Calculate the volume of the body defined by $x^2+y^2+z^2≤1$ for which $x^2+z^2≥z$
Attempt:
For the volume, I used this formula: $V=\iint y(x,z)dxdz$
I find it easier to express the problem through $y$ instead of $z$, so I get the following:
$$y(x,z)= \sqrt{(1-x^2-z^2)}$$
$$x^2 + (z - \frac{1}{2 })^2 = ( \frac{1}{2} )^2$$
From these I can get the visual graph of the intersection and visualize the figure that I need to calculate the volume from.
Next I switch to polar coordinates:
$$x = r\cos(\phi)$$ $$z = r\sin(\phi)$$ $$|J| = r$$
From this, I get the integral bounds: $0 ≤ r ≤ \sin(\phi)$ and $0 ≤ \phi ≤ \pi$
For the first integral I get the following: $$\int \sqrt{1-r^2}rdr$$ with the respected bounds.
After the first integration, I get the following: $$ \frac{1}{3} \int (1-\cos^6(\phi))d\phi$$ with the respected bounds.
The final result is: $V = \dfrac{11\pi}{48}$.
Can anyone confirm if this is the correct result?
The problem asks you to compute the volume of the region inside the sphere $x^2+y^2+z^2=1$ and outside the cylinder $x^2+(z-1/2)^2=(1/2)^2$ whose boundary cannot be expressed in the form $y=f(x,z)$ for some $f$.

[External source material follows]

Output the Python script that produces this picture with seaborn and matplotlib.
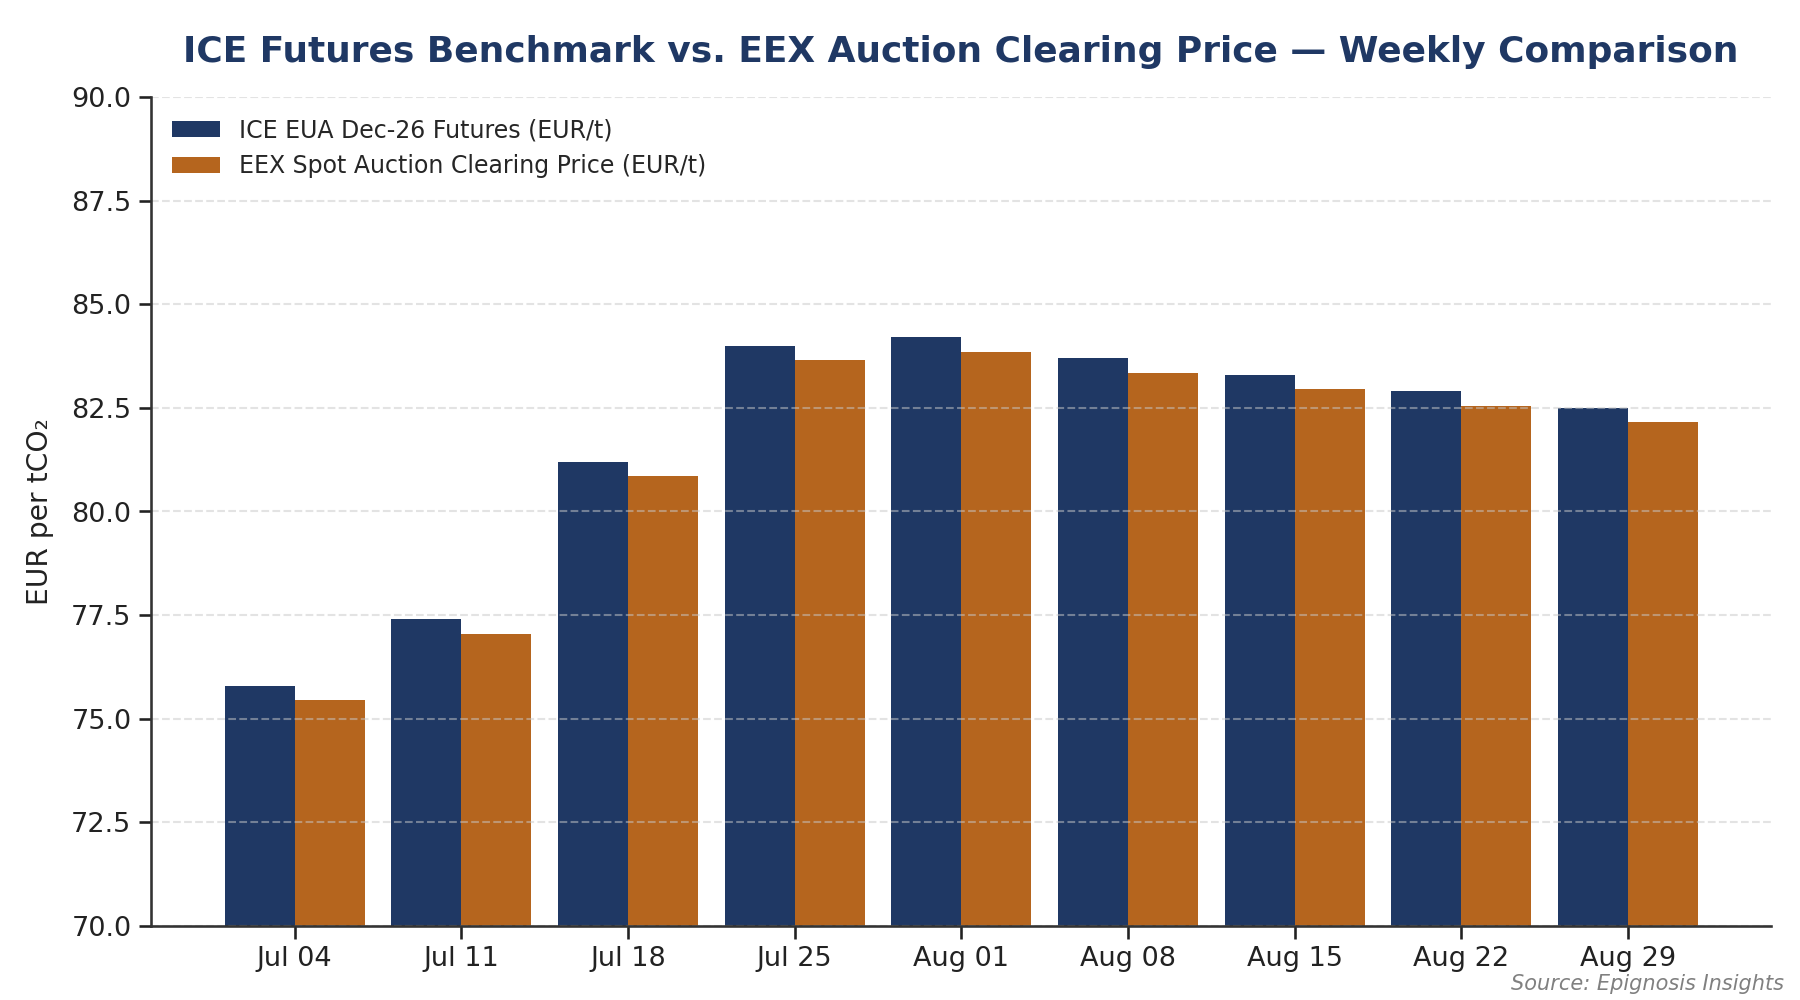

The volume of the region that is shared by both the cylinder and the sphere can be expressed as an iterated triple integral:
$$\int_0^\pi \int_0^{\sin(\theta)} \int_{-\sqrt{1-r^2}}^{\sqrt{1-r^2}}\mathrm{dy}r\mathrm{d}r\mathrm{d}\theta$$ Now subtract this from $4\pi/3$ to get your answer.